What is interesting is the logs. As you can see, the requests don't arrive at the same time (a few seconds apart). Because my RAG is complex and the input prompt is bigger, I think that it may be causing that delay. You can also see that the time per token his higher with the empty return (436ms vs 77ms which is the standard time for this model):

2024-05-02T18:45:09.400725Z  INFO generate{parameters=GenerateParameters { best_of: None, temperature: Some(0.7), repetition_penalty: None, frequency_penalty: None, top_k: None, top_p: None, typical_p: None, do_sample: false, max_new_tokens: Some(50), return_full_text: None, stop: [], truncate: None, watermark: false, details: false, decoder_input_details: false, seed: None, top_n_tokens: None, grammar: None } total_time="900.637516ms" validation_time="906.888µs" queue_time="463.669762ms" inference_time="436.061055ms" time_per_token="436.061055ms" seed="Some(6510953659954175863)"}: text_generation_router::server: router/src/server.rs:322: Success
2024-05-02T18:45:12.363474Z  INFO generate{parameters=GenerateParameters { best_of: None, temperature: Some(0.7), repetition_penalty: None, frequency_penalty: None, top_k: None, top_p: None, typical_p: None, do_sample: false, max_new_tokens: Some(50), return_full_text: None, stop: [], truncate: None, watermark: false, details: false, decoder_input_details: false, seed: None, top_n_tokens: None, grammar: None } total_time="3.865515768s" validation_time="934.667µs" queue_time="31.45µs" inference_time="3.864549831s" time_per_token="77.290996ms" seed="Some(4827920659267836322)"}: text_generation_router::server: router/src/server.rs:322: Success

When I'm making 6 simultaneous requests, I have the same issue: the first response is empty with a higher time per token (about 500ms), while the 5 other are standard with about 70ms time per token.

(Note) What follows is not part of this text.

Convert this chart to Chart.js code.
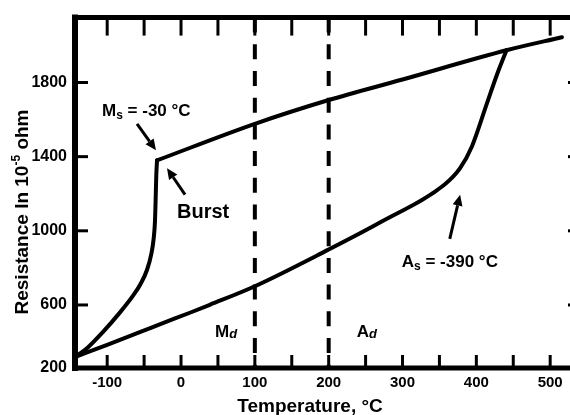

I then changed the model to Mistral (mistralai/Mistral-7B-Instruct-v0.2) and the empty first string disappear, I can't tell why... However, the requests arrived at the same time, we can thus linked the issue to the time of arrival of the requests.

Logs with Mistral:

2024-05-02T19:45:56.665190Z  INFO generate{parameters=GenerateParameters { best_of: None, temperature: Some(0.7), repetition_penalty: None, frequency_penalty: None, top_k: None, top_p: None, typical_p: None, do_sample: false, max_new_tokens: Some(50), return_full_text: None, stop: [], truncate: None, watermark: false, details: false, decoder_input_details: false, seed: None, top_n_tokens: None, grammar: None } total_time="6.579128639s" validation_time="2.683284ms" queue_time="23.591µs" inference_time="6.576421954s" time_per_token="131.528439ms" seed="Some(8042501124986571198)"}: text_generation_router::server: router/src/server.rs:322: Success
2024-05-02T19:45:56.665218Z  INFO generate{parameters=GenerateParameters { best_of: None, temperature: Some(0.7), repetition_penalty: None, frequency_penalty: None, top_k: None, top_p: None, typical_p: None, do_sample: false, max_new_tokens: Some(50), return_full_text: None, stop: [], truncate: None, watermark: false, details: false, decoder_input_details: false, seed: None, top_n_tokens: None, grammar: None } total_time="6.575659955s" validation_time="827.079µs" queue_time="474.720856ms" inference_time="6.10011227s" time_per_token="122.002245ms" seed="Some(18189346514334242789)"}: text_generation_router::server: router/src/server.rs:322: Success
github-actions[bot] commented 5 months ago

This issue is stale because it has been open 30 days with no activity. Remove stale label or comment or this will be closed in 5 days.